▸ WHAT IS ASKED
Quote each line of the material verbatim, without the pictures.

▸ DATASET SECTION
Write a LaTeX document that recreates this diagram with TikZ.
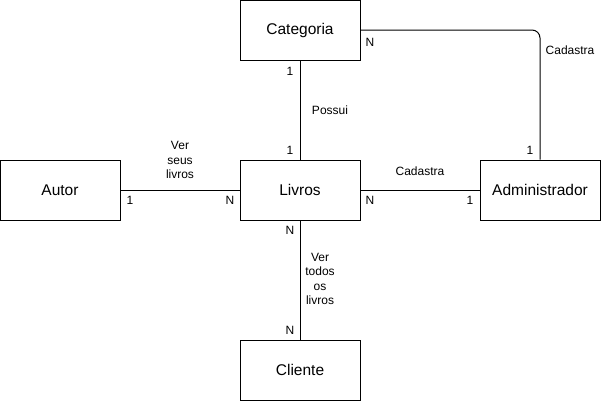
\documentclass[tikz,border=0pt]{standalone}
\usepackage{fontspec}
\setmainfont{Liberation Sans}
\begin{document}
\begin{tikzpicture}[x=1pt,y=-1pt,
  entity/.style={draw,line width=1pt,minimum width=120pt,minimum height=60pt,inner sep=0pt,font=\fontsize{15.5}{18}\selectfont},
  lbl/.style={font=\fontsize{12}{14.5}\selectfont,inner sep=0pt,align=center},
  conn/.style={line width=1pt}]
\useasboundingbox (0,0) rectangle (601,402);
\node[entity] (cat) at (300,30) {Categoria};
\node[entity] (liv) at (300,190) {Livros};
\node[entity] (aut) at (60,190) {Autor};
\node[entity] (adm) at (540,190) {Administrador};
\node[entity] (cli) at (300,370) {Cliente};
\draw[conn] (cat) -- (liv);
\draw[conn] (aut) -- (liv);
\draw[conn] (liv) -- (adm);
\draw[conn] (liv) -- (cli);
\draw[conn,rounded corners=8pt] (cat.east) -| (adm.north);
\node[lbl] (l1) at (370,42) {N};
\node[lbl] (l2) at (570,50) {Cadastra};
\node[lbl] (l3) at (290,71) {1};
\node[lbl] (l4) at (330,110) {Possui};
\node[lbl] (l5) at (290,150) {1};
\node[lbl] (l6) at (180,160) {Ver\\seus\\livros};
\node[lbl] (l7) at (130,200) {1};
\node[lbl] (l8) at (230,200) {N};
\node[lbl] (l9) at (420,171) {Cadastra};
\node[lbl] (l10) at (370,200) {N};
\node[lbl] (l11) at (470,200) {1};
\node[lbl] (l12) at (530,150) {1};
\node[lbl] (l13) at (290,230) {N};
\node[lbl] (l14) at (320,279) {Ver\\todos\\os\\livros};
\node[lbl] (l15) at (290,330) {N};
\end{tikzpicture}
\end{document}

▸ TASK RESULT
Write a LaTeX document that recreates this diagram with TikZ.
\documentclass[tikz,border=0pt]{standalone}
\usepackage{fontspec}
\setmainfont{Liberation Sans}
\begin{document}
\begin{tikzpicture}[x=1pt,y=-1pt,
  entity/.style={draw,line width=1pt,minimum width=120pt,minimum height=60pt,inner sep=0pt,font=\fontsize{15.5}{18}\selectfont},
  lbl/.style={font=\fontsize{12}{14.5}\selectfont,inner sep=0pt,align=center},
  conn/.style={line width=1pt}]
\useasboundingbox (0,0) rectangle (601,402);
\node[entity] (cat) at (300,30) {Categoria};
\node[entity] (liv) at (300,190) {Livros};
\node[entity] (aut) at (60,190) {Autor};
\node[entity] (adm) at (540,190) {Administrador};
\node[entity] (cli) at (300,370) {Cliente};
\draw[conn] (cat) -- (liv);
\draw[conn] (aut) -- (liv);
\draw[conn] (liv) -- (adm);
\draw[conn] (liv) -- (cli);
\draw[conn,rounded corners=8pt] (cat.east) -| (adm.north);
\node[lbl] (l1) at (370,42) {N};
\node[lbl] (l2) at (570,50) {Cadastra};
\node[lbl] (l3) at (290,71) {1};
\node[lbl] (l4) at (330,110) {Possui};
\node[lbl] (l5) at (290,150) {1};
\node[lbl] (l6) at (180,160) {Ver\\seus\\livros};
\node[lbl] (l7) at (130,200) {1};
\node[lbl] (l8) at (230,200) {N};
\node[lbl] (l9) at (420,171) {Cadastra};
\node[lbl] (l10) at (370,200) {N};
\node[lbl] (l11) at (470,200) {1};
\node[lbl] (l12) at (530,150) {1};
\node[lbl] (l13) at (290,230) {N};
\node[lbl] (l14) at (320,279) {Ver\\todos\\os\\livros};
\node[lbl] (l15) at (290,330) {N};
\end{tikzpicture}
\end{document}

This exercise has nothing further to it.